O procurador descreveu três habeas corpus julgados pelos mesmos ministros nos últimos seis meses — dois envolvendo acusados de tráfico de drogas e um envolvendo corrupção no interior do Piauí. Para ele, situações em que a Segunda Turma teria votado “para manter presas pessoas em situação de menor gravidade”.
“O STF é a mais alta Corte do país. É nela que os cidadãos depositam sua esperança, assim como os procuradores da Lava-Jato. Confiamos na Justiça e, naturalmente, que julgará com coerência, tratando da mesma forma casos semelhantes. Hoje, contudo, essas esperanças foram frustradas”, escreveu o procurador, para quem outros presos que representam “risco real à sociedade” podem vir a ser soltos.
“Os políticos Pedro Correa, André Vargas e Luiz Argolo estão presos desde abril de 2015, assim como João Vaccari Neto. Marcelo Odebrecht desde junho de 2015. Renato Duque e Jorge Zelada desde março e julho de 2015. Todos há mais tempo do que José Dirceu. Isso porque sua liberdade representa um risco real à sociedade”, escreveu o procurador.
Nos bastidores da Lava-Jato, ao não reconhecer o risco de continuidade delitiva de Dirceu — apesar dos indícios de que ele recebeu propina no período em que estava preso, no mensalão — os ministros da Segunda Turma também abriram caminho para a libertação de outros réus, como o ex-deputado federal Eduardo Cunha e o ex-ministro da Fazenda Antonio Palocci. A capacidade de articulação dos dois acusados em prol de supostos atos de corrupção e o risco de novamente se tornarem peças influentes no jogo político, ainda que de bastidores, faz com que os investigadores temam o sucesso da investigação sobre corrupção em alto escalão.
Procuradores e o juiz Sérgio Moro negam com frequência que o objetivo das prisões seja forçar delações premiadas.

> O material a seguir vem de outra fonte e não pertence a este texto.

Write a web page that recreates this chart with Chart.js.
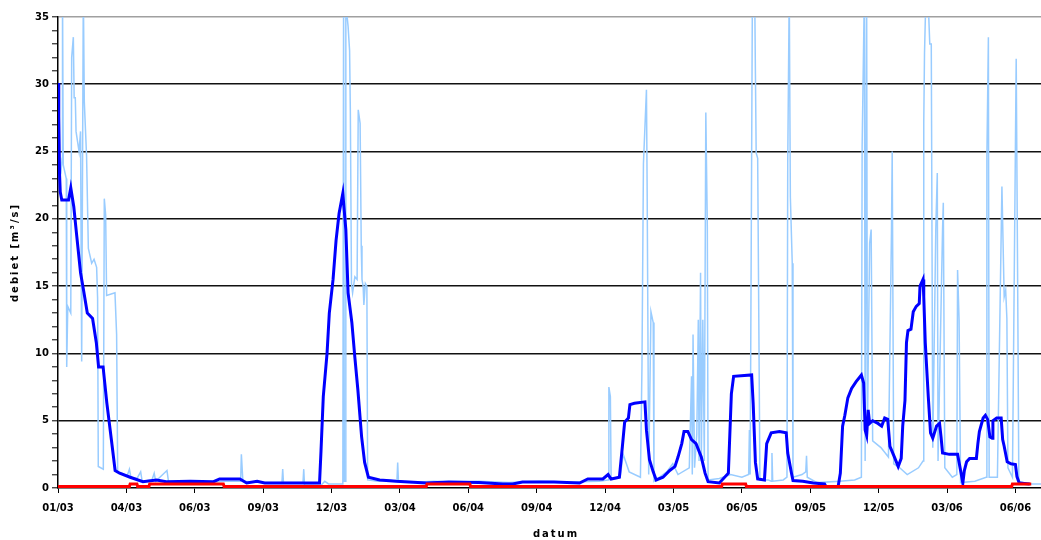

Mas admitem que a pressão de prisões que entendem ser “justificadas” é resposta à sensação de impunidade envolvendo crimes de colarinho branco, além de elemento a favorecer uma mudança de atitude de acusados frente aos crimes de corrupção. Cunha é um dos principais caciques do PMDB e já foi identificado como articulador de propina para seus pares no partido. Palocci é apontado como intermediário de recursos que teriam beneficiado o ex-presidente Lula e homem que detém informações sobre relações pouco republicanas da elite econômica do país.
Quando advogados acusam a força-tarefa de manter prisões para forçar delações, procuradores argumentam que a maior parte dos 155 acordos celebrados em três anos foram realizados por réus soltos. A diferença do atual momento, no entendimento da Lava-Jato, é o novo contexto político, onde ainda ecoam diálogos gravados do líder do governo, o senador Romero Jucá (PMDB-RR) sugerindo um pacto para “estancar a sangria” representada pela operação. Nos mesmos áudios, que são objeto de ação na Justiça, Jucá menciona a construção, em eventual governo Michel Temer, de um pacto nacional “com o Supremo, com tudo”, em nome deste propósito.
Defensor de réus como José Carlos Bumlai, também solto pela Segunda Turma, Edward de Carvalho foi irônico ao comentar a soltura de Dirceu:
— Se a função do STF é cumprir a Constituição, as pessoas não podem se surpreender quando uma coisa dessas acontece — afirmou.
Advogado de Renato Duque, Figueiredo Basto deverá levar nos próximos dias o caso de seu cliente ao STF:
— Vamos ver se é possível estender a decisão a ele. Mas isso não mudará nossa estratégia, porque Duque está disposto a colaborar — afirmou.